Der nächste Fachverband, der beim Landessportbund NRW in der Warteschlange steht, ist übrigens Frisbee. Bislang scheitert die
Aufnahme an den noch nur geringen Mitgliederzahlen. Zur Aufnahme benötigt der Frisbeesport-Landesverband 50 Mitgliedsvereine und insgesamt 2000 Mitglieder – aktuell sind es 41 Mitgliedsvereine, in denen knapp 1500 Aktive organisiert sind. „Wir haben in diesem Jahr einen Mitgliederwettbewerb ausgeschrieben, da wir spätestens im kommenden Jahr auch diese beiden Aufnahmepunkte erfüllen möchten“, sagt Präsident Werner Szybalski. „Das ist durchaus realistisch, da es noch viele Einzelsportler gibt, die nicht bei uns organisiert sind. Wir streben insbesondere für unsere zwölf reinen Frisbee-Vereine die Aufnahme in den LSB an. Dies hat unter anderem haftungs- und versicherungsrechtliche Hintergründe.

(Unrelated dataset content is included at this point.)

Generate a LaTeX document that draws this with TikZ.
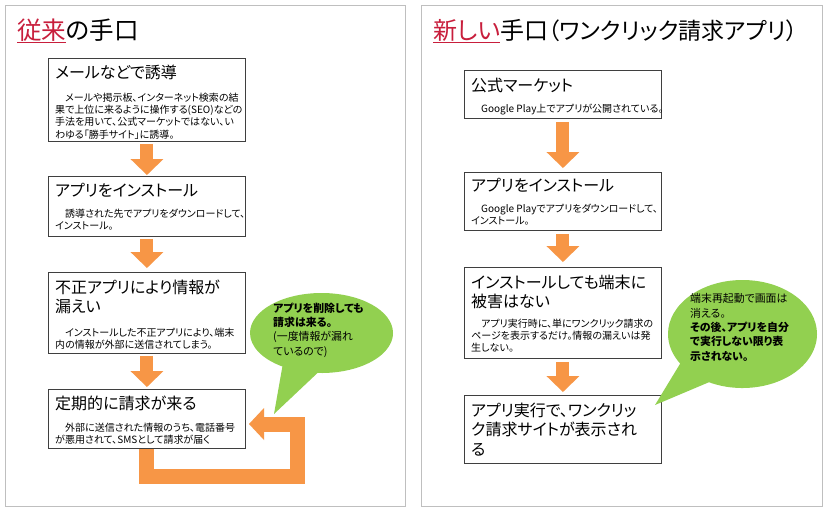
\documentclass[tikz,border=0pt]{standalone}
\usepackage{fontspec}
\setmainfont{Noto Sans CJK JP}[RawFeature=+palt]
\usepackage{xcolor}
\usepackage{tikz}
\usetikzlibrary{arrows.meta, shapes.callouts, positioning}

\definecolor{flowor}{HTML}{F79646}
\definecolor{bubblegreen}{HTML}{92D050}
\definecolor{titlered}{HTML}{C81E3C}
\definecolor{framegray}{HTML}{BFBFBF}
\definecolor{boxgray}{HTML}{3F3F3F}

\begin{document}
\begin{tikzpicture}[x=1pt, y=-1pt,
    panel/.style={draw=framegray, line width=1pt},
    stepbox/.style={draw=boxgray, line width=0.9pt, fill=white, anchor=north west,
        minimum width=197pt, inner sep=0pt},
    boxtitle/.style={anchor=north west, inner sep=0pt, align=left,
        font=\fontsize{16}{19.5}\selectfont},
    boxbody/.style={anchor=north west, inner sep=0pt, align=left,
        font=\fontsize{10}{12.3}\selectfont},
    flowarrow/.style={draw=flowor, line width=13pt,
        -{Triangle[width=33pt, length=16pt, line width=0pt]}},
    bubble/.style={ellipse callout, fill=bubblegreen, inner sep=0pt, callout pointer arc=30},
    bubbletext/.style={anchor=north west, inner sep=0pt, align=left,
        font=\fontsize{10.9}{14.3}\selectfont}]

        % 背景と二つの枠
        \fill[white] (0,0) rectangle (826,512);
        \useasboundingbox (0,0) rectangle (826,512);
        \draw[panel] (5,5) rectangle (405,506);
        \draw[panel] (421,5) rectangle (822,506);

        % 見出し
        \node[anchor=base west, inner sep=0pt, font=\fontsize{24.5}{28}\selectfont] (oldtitle)
            at (17,39) {\textcolor{titlered}{\underline{従来}}の手口};
        \node[anchor=base west, inner sep=0pt, font=\fontsize{24}{28}\selectfont] (newtitle)
            at (433,39) {\textcolor{titlered}{\underline{新しい}}手口{\fontsize{23}{28}\selectfont（ワンクリック請求アプリ）}};

        % 左側の箱（従来の手口）
        \node[stepbox, minimum height=83pt] (L1) at (48,58) {};
        \node[stepbox, minimum height=60pt] (L2) at (48,176) {};
        \node[stepbox, minimum height=81pt] (L3) at (48,272) {};
        \node[stepbox, minimum height=59pt] (L4) at (48,389) {};

        \node[boxtitle] (L1t) at ([shift={(7,6.5)}]L1.north west) {メールなどで誘導};
        \node[boxbody] (L1b) at ([shift={(7,34.5)}]L1.north west)
            {　メールや掲示板、インターネット検索の結\\果で上位に来るように操作する(SEO)などの\\手法を用いて、公式マーケットではない、い\\わゆる「勝手サイト」に誘導。};
        \node[boxtitle] (L2t) at ([shift={(7,6.5)}]L2.north west) {アプリをインストール};
        \node[boxbody] (L2b) at ([shift={(7,32.5)}]L2.north west)
            {　誘導された先でアプリをダウンロードして、\\インストール。};
        \node[boxtitle] (L3t) at ([shift={(7,7.5)}]L3.north west) {不正アプリにより情報が\\漏えい};
        \node[boxbody] (L3b) at ([shift={(7,55.5)}]L3.north west)
            {　インストールした不正アプリにより、端末\\内の情報が外部に送信されてしまう。};
        \node[boxtitle] (L4t) at ([shift={(7,6.5)}]L4.north west) {定期的に請求が来る};
        \node[boxbody] (L4b) at ([shift={(7,33.5)}]L4.north west)
            {　外部に送信された情報のうち、電話番号\\が悪用されて、SMSとして請求が届く};

        % 右側の箱（新しい手口）
        \node[stepbox, minimum height=48pt] (R1) at (464,70) {};
        \node[stepbox, minimum height=58pt] (R2) at (464,172) {};
        \node[stepbox, minimum height=91pt] (R3) at (464,267) {};
        \node[stepbox, minimum height=68pt] (R4) at (464,395) {};

        \node[boxtitle] (R1t) at ([shift={(7,7.5)}]R1.north west) {公式マーケット};
        \node[boxbody] (R1b) at ([shift={(7,33.5)}]R1.north west)
            {　Google Play上でアプリが公開されている。};
        \node[boxtitle] (R2t) at ([shift={(7,5.5)}]R2.north west) {アプリをインストール};
        \node[boxbody] (R2b) at ([shift={(7,31.5)}]R2.north west)
            {　Google Playでアプリをダウンロードして、\\インストール。};
        \node[boxtitle] (R3t) at ([shift={(7,7.5)}]R3.north west) {インストールしても端末に\\被害はない};
        \node[boxbody] (R3b) at ([shift={(7,51.5)}]R3.north west)
            {　アプリ実行時に、単にワンクリック請求の\\ページを表示するだけ。情報の漏えいは発\\生しない。};
        \node[boxtitle] (R4t) at ([shift={(7,7.5)}]R4.north west)
            {アプリ実行で、ワンクリッ\\ク請求サイトが表示され\\る};

        % 下向きの矢印
        \draw[flowarrow] ([yshift=-2pt]L1.south) -- ([yshift=1pt]L2.north);
        \draw[flowarrow] ([yshift=-2pt]L2.south) -- ([yshift=4pt]L3.north);
        \draw[flowarrow] ([yshift=-2pt]L3.south) -- ([yshift=2pt]L4.north);
        \draw[flowarrow] ([yshift=-3pt]R1.south) -- ([yshift=4pt]R2.north);
        \draw[flowarrow] ([yshift=-3pt]R2.south) -- ([yshift=5pt]R3.north);
        \draw[flowarrow] ([yshift=-3pt]R3.south) -- ([yshift=3pt]R4.north);

        % 戻ってくる矢印（請求が何度も来る）
        \coordinate (ubr) at (297,476);
        \coordinate (utr) at (297,424);
        \coordinate (utip) at (249,424);
        \draw[flowarrow, line width=15pt, line join=miter,
            -{Triangle[width=32pt, length=15pt, line width=0pt]}]
            (L4.south) |- (ubr) -- (utr) -- (utip);

        % 吹き出し
        \coordinate (ltip) at (274,414);
        \node[bubble, minimum width=143pt, minimum height=80pt,
            callout absolute pointer={(ltip)}] (lbub) at (321.5,333) {};
        \node[bubbletext] (lbubt) at (273,302.5)
            {\textbf{アプリを削除しても}\\\textbf{請求は来る。}\\(一度情報が漏れ\\ているので)};

        \coordinate (rtip) at (655,405);
        \node[bubble, minimum width=149pt, minimum height=108pt,
            callout absolute pointer={(rtip)}] (rbub) at (742.5,334) {};
        \node[bubbletext] (rbubt) at (690,293.5)
            {端末再起動で画面は\\消える。\\\textbf{その後、アプリを自分}\\\textbf{で実行しない限り表}\\\textbf{示されない。}};

    \end{tikzpicture}
\end{document}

Zudem ist es uns besonders wichtig, mit dem beliebten Schulsport Ultimate
möglichst bald auch mit offiziellen Wettkämpfen wie Jugend trainiert für Olympia im Schulbetrieb vertreten zu sein.“
Beim LSB sieht man sich als Dach für möglichst viele Sportarten, die gemeinwohlorientiert organisiert werden. „Wir sind offen für neue Sportarten beziehungsweise Bewegungsformen“, sagt Präsident Stefan Klett. „Es ist gerade für junge Sportarten nicht immer einfach, sich in den Strukturen zurechtzufinden. Da bieten wir gerne unsere Hilfe an und profitieren auch selbst von den neuen Impulsen, die diese Sportarten geben.“
Das gilt indes nicht für alle Lebensbereiche. In Sachen E-Sport ist die Haltung des Verbands nach wie vor ablehnend. Wie lange noch, wird vermutlich auch davon abhängen, wie sich international die Stimmungslage abzeichnet. Denn beim Internationalen Olympischen Komitee (IOC) könnte sich schon bald die Erkenntnis festsetzen, auch im virtuellen Geschäft mitspielen zu wollen – und vor allem mit verdienen zu wollen. In NRW steht man noch auf dem Standpunkt, prüfen zu wollen, in wie weit man das neue Phänomen in das bestehende System integrieren kann. Antwort bisher: Es geht nicht.
Gut möglich, dass sich bis zur nächsten Mitgliederversammlung die Standpunkte aber auch verändert haben. Zunächst ist allerdings Frisbee an der Reihe.